A mãe pergunta se o filho tinha certeza e não sabe mais o que dizer. Abraça o filho e choram juntos. O pai, quieto, também deixa uma lágrima escorrer.
– Você precisa ficar aqui por um tempo? Podemos ajudar em alguma coisa? – diz o pai, depois de alguns minutos de silêncio.
– Não. Por enquanto, decidimos que vou ficar em casa. Estamos bem. Vamos fazer as coisas com calma. Mas é difícil. Pode ser que eu venha dormir aqui algumas noites, se estiver muito dolorido.
– E as crianças, quando vão contar a elas?
– Ainda não decidimos. Mas será logo. O Eduardo percebe as coisas muito rápido e a Mila, é incrível, com dois anos, acho que saca tudo melhor que nós três juntos. Só estamos colocando as ideias no lugar para pensar na melhor forma para contar para cada um.
Após mais silêncio, a mãe pergunta:
– E a Clara, como está?
– Mal. Ela sente muito pelo vínculo com vocês também. Chorou bastante pensando que não teremos mais as férias em Atibaia todo ano. Eu disse que ela poderia ir… mas acho que, na prática, isso não vai acontecer, né?
– Puxa, os natais… com quem ela vai passar os natais agora? Será que vai querer levar as crianças pra casa da Ana em Porto Alegre todo ano? Eles vão sentir falta dos primos…
Depois de mais uma hora realizando cada uma das coisas que mudariam na vida das crianças, do Mauricio, da Clara, dos avós, o cansaço da dor já era demais e os três chegaram a rir algumas vezes de sua miséria.
A situação lembrava muito o dia em que avó Maria morreu, há quatro anos. Uma conversa bastante bizarra, que passava por o que fazer com a cadeira de rodas até quem ia fazer os rabanetes no natal, tudo para conseguir entender que acabou. Uma sensação de tristeza muito profunda, junto com um amor igualmente profundo que unia os que ficaram e lhes trazia uma certa alegria, meio esquisita. Eles estavam ali. A dor ia passar. A vida ia continuar.

O casamento às vezes também morre. E a dor é a mesma. É preciso sentir cada uma das coisinhas que não vão existir mais. Viver o luto: o fim da Clara e do Maurício.
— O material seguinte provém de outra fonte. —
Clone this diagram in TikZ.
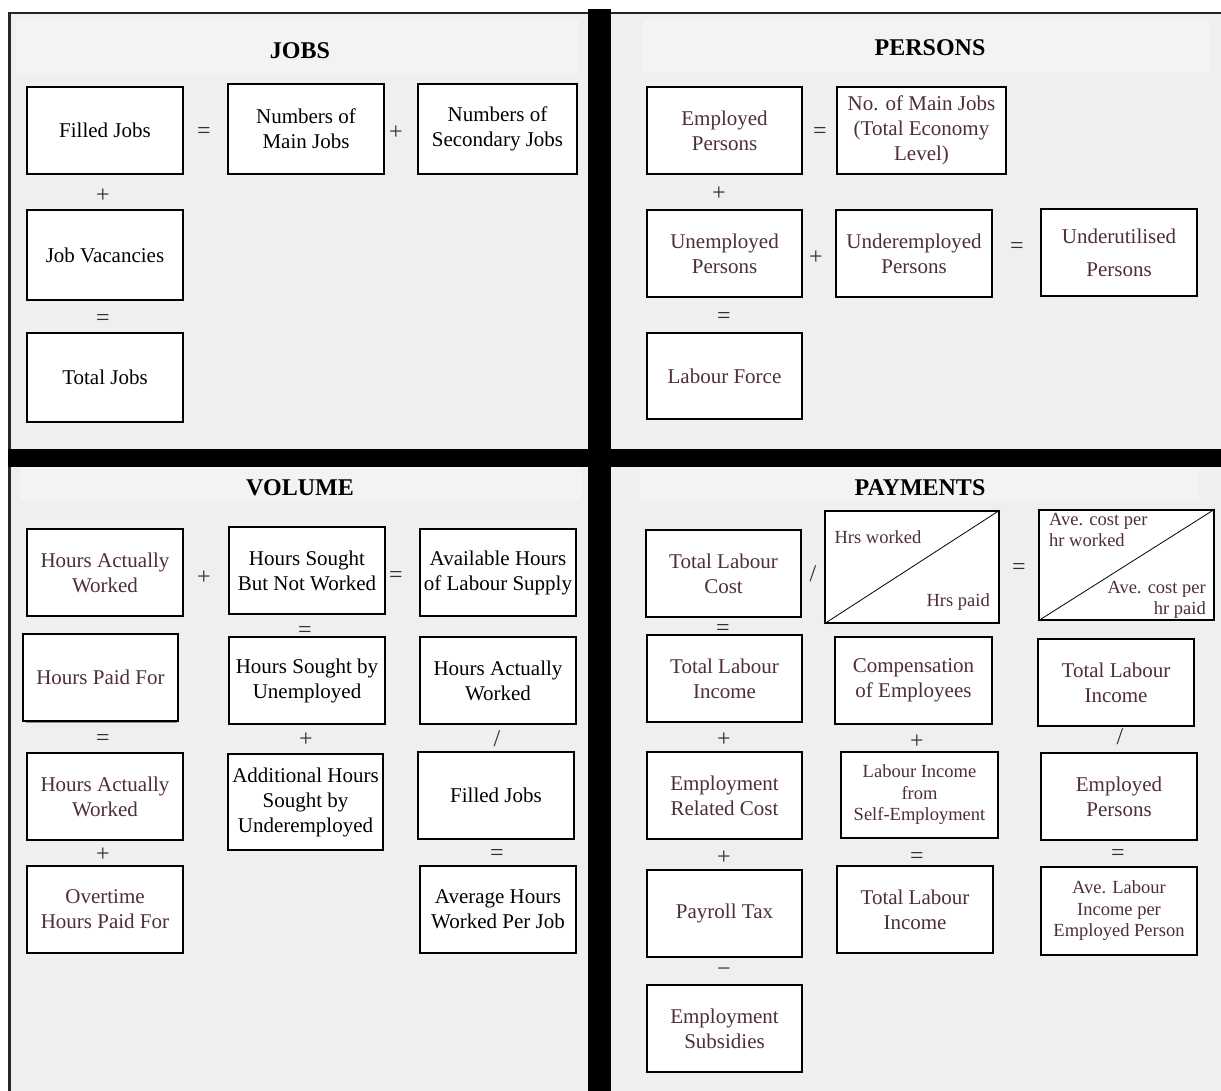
\documentclass[tikz,border=0pt]{standalone}
\usepackage{fontspec}
\setmainfont{Liberation Serif}
\definecolor{bgc}{HTML}{EFEFEF}
\definecolor{bandc}{HTML}{F3F3F3}
\definecolor{maroon}{HTML}{4E2E3C}
\definecolor{opc}{HTML}{2E2E2E}
\newcommand\txtbig{\fontsize{21}{25}\selectfont}
\newcommand\txtsmall{\fontsize{18.5}{21.5}\selectfont}
\newcommand\txttitle{\fontsize{24}{28}\selectfont\bfseries}
\newcommand\txtop{\fontsize{24}{28}\selectfont}
\tikzset{
  bx/.style={draw=black, line width=1.8pt, fill=white, align=center, inner sep=0pt,
    font=\txtbig, minimum width=156pt, minimum height=87pt},
  mar/.style={text=maroon},
  blk/.style={text=black},
  op/.style={text=opc, font=\txtop, inner sep=0pt, yshift=-2pt},
  ttl/.style={font=\txttitle, text=black, inner sep=0pt},
  band/.style={fill=bandc, draw=none},
  small/.style={font=\txtsmall, text=maroon, inner sep=0pt},
}
\begin{document}
\begin{tikzpicture}[x=1pt,y=-1pt]
\useasboundingbox (0,0) rectangle (1221,1091);
% background and frame
\fill[white] (0,0) rectangle (1221,1091);
\fill[bgc] (8,13) rectangle (1221,1091);
\draw[line width=2.2pt, color=black!85] (9.5,1091) -- (9.5,13) -- (1221,13);
% title bands
\fill[band] (16,20) rectangle (579,75);
\fill[band] (643,20) rectangle (1210,72);
\fill[band] (20,467) rectangle (581,500);
\fill[band] (640,467) rectangle (1199,501);
% dividers
\fill[black] (588,9) rectangle (611,1091);
\fill[black] (8,449) rectangle (1221,467);

% ================= JOBS =================
\node[ttl] (tJobs) at (300,51) {JOBS};
\node[bx,blk] (fj) at (105,130.5) {Filled Jobs};
\node[bx,blk,minimum height=90pt] (nmj) at (306,129) {Numbers of\\Main Jobs};
\node[bx,blk,minimum width=159pt,minimum height=90pt] (nsj) at (497.5,129) {Numbers of\\Secondary Jobs};
\node[bx,blk,minimum height=90pt] (jv) at (105,255) {Job Vacancies};
\node[bx,blk,minimum height=89pt] (tj) at (105,377.5) {Total Jobs};
\node[op] (j1) at (204,131) {=};
\node[op] (j2) at (396,131) {+};
\node[op] (j3) at (103,194) {+};
\node[op] (j4) at (103,318) {=};

% ================= PERSONS =================
\node[ttl] (tPers) at (930,48) {PERSONS};
\node[bx,mar,minimum width=155pt] (ep) at (724.5,130.5) {Employed\\Persons};
\node[bx,mar,minimum width=169pt] (nmj2) at (921.5,130.5) {No. of Main Jobs\\(Total Economy\\Level)};
\node[bx,mar,minimum width=155pt] (up) at (724.5,253.5) {Unemployed\\Persons};
\node[bx,mar] (uep) at (914,253.5) {Underemployed\\Persons};
\node[bx,mar] (utp) at (1119,252.5) {Underutilised\\[8pt]Persons};
\node[bx,mar,minimum width=155pt,minimum height=86pt] (lf) at (724.5,376) {Labour Force};
\node[op] (p1) at (820,131) {=};
\node[op] (p2) at (719,192) {+};
\node[op] (p3) at (816,256) {+};
\node[op] (p4) at (1017,246) {=};
\node[op] (p5) at (724,316) {=};

% ================= VOLUME =================
\node[ttl] (tVol) at (300,488) {VOLUME};
\node[bx,mar] (haw1) at (105,572.5) {Hours Actually\\Worked};
\node[bx,blk] (hsbnw) at (307,570.5) {Hours Sought\\But Not Worked};
\node[bx,blk] (ahls) at (498,572.5) {Available Hours\\of Labour Supply};
\draw[line width=0.8pt, black!45] (26,722.5) -- (177,722.5);
\node[bx,mar,minimum width=155pt] (hpf) at (100.5,677.5) {Hours Paid For};
\node[bx,blk] (hsu) at (307,680.5) {Hours Sought by\\Unemployed};
\node[bx,blk] (haw3) at (498,680.5) {Hours Actually\\Worked};
\node[bx,mar] (haw2) at (105,796.5) {Hours Actually\\Worked};
\node[bx,blk,minimum width=155pt,minimum height=96pt] (ahsu) at (305.5,802) {Additional Hours\\Sought by\\Underemployed};
\node[bx,blk] (fj2) at (496,795.5) {Filled Jobs};
\node[bx,mar] (ohpf) at (105,909.5) {Overtime\\Hours Paid For};
\node[bx,blk] (ahwpj) at (498,909.5) {Average Hours\\Worked Per Job};
\node[op] (v1) at (204,576) {+};
\node[op] (v2) at (396,575) {=};
\node[op] (v3) at (305,630) {=};
\node[op] (v4) at (103,738) {=};
\node[op] (v5) at (306,738) {+};
\node[op] (v6) at (497,737) {/};
\node[op] (v7) at (103,853) {+};
\node[op] (v8) at (497,853) {=};

% ================= PAYMENTS =================
\node[ttl] (tPay) at (920,488) {PAYMENTS};
\node[bx,mar,minimum width=155pt] (tlc) at (723.5,573.5) {Total Labour\\Cost};
\node[bx,mar,minimum width=174pt,minimum height=112pt] (hrs) at (912,567) {};
\draw[line width=0.8pt] (hrs.south west) -- (hrs.north east);
\node[small] (hrsw) at (878,537) {Hrs worked};
\node[small,anchor=east] (hrsp) at (990,602) {Hrs paid};
\node[bx,mar,minimum width=175pt,minimum height=110pt] (ave) at (1126.5,565) {};
\draw[line width=0.8pt] (ave.south west) -- (ave.north east);
\node[small,anchor=north west,align=left] (avew) at (1049,513) {Ave. cost per\\hr worked};
\node[small,anchor=south east,align=right] (avep) at (1206,619) {Ave. cost per\\hr paid};
\node[bx,mar,minimum width=155pt] (tli1) at (724.5,678.5) {Total Labour\\Income};
\node[bx,mar,minimum width=157pt] (coe) at (913.5,680.5) {Compensation\\of Employees};
\node[bx,mar] (tli3) at (1116,682.5) {Total Labour\\Income};
\node[bx,mar,minimum width=155pt] (erc) at (724.5,795.5) {Employment\\Related Cost};
\node[bx,mar,minimum width=157pt,minimum height=86pt,font=\txtsmall] (lise) at (919.5,795) {Labour Income\\from\\Self-Employment};
\node[bx,mar] (ep2) at (1119,796.5) {Employed\\Persons};
\node[bx,mar,minimum width=155pt] (pt) at (724.5,913.5) {Payroll Tax};
\node[bx,mar] (tli2) at (915,909.5) {Total Labour\\Income};
\node[bx,mar,minimum height=88pt,font=\txtsmall] (alie) at (1119,911) {Ave. Labour\\Income per\\Employed Person};
\node[bx,mar,minimum width=155pt] (es) at (724.5,1028.5) {Employment\\Subsidies};
\node[op] (y1) at (813,572) {/};
\node[op] (y2) at (1019,567) {=};
\node[op] (y3) at (723,628) {=};
\node[op] (y4) at (724,738) {+};
\node[op] (y5) at (917,740) {+};
\node[op] (y6) at (1120,735) {/};
\node[op] (y7) at (724,856) {+};
\node[op] (y8) at (917,856) {=};
\node[op] (y9) at (1118,853) {=};
\node[op] (y10) at (724,970) {\textminus};
\end{tikzpicture}
\end{document}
A-Clara-e-o-Maurício morrem, mas a Clara e o Maurício ainda estão ali. O Eduardo, a Mila, a vó, o vô, o sogro, a sogra, os primos, os tios. Todo mundo ainda está ali. E pode haver algum conforto, uma alegria esquisita de saber que eles estão ali, que a dor vai passar e a vida vai continuar.
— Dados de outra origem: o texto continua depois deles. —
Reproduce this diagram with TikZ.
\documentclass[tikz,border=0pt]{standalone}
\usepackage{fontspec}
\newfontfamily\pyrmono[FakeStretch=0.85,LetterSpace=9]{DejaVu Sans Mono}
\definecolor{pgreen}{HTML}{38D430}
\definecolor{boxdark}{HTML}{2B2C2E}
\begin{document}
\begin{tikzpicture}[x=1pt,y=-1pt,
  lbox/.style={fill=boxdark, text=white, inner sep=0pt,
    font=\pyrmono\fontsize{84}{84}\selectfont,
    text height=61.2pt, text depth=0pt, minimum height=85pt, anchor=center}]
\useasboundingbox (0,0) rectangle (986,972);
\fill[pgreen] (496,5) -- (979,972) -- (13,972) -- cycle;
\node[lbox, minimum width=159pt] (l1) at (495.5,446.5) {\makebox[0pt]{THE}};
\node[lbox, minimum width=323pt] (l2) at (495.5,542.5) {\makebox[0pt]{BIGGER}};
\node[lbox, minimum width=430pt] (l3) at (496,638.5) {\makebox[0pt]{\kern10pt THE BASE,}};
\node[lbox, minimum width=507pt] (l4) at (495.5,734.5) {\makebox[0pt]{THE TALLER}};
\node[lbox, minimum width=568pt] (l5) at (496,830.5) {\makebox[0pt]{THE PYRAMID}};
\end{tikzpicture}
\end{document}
Quando comecei a escrever esse texto, a ideia era dividir um insight: por que vemos como uma verdade absoluta que a separação significa briga? Por que quando um amigo, um irmão, um filho, um pai, nos conta que está se separando, temos o instinto de defendê-lo, difamar a sua Clara, com quem convivemos – e de quem gostamos – por tanto tempo? Por que recomendamos que se proteja de atitudes maliciosas que prevemos que a Clara tomará? Por que, simplesmente, não choramos junto com o Maurício? Por que não nos preocupamos com a Clara e como ela está se sentindo? Por que não entendemos que aquele casal querido está morrendo e isso é triste, mas que os nossos dois queridos ainda estão vivos e que continuam sendo as mesmas pessoas?
Talvez a guerra, a raiva sejam menos difíceis do que a dor da perda e, por isso, criamos esse mecanismo de defesa. Mas talvez também hoje já consigamos entender que tanto Clara quanto Maurício ainda poderão estar conosco, e talvez essa alegria possa nos consolar.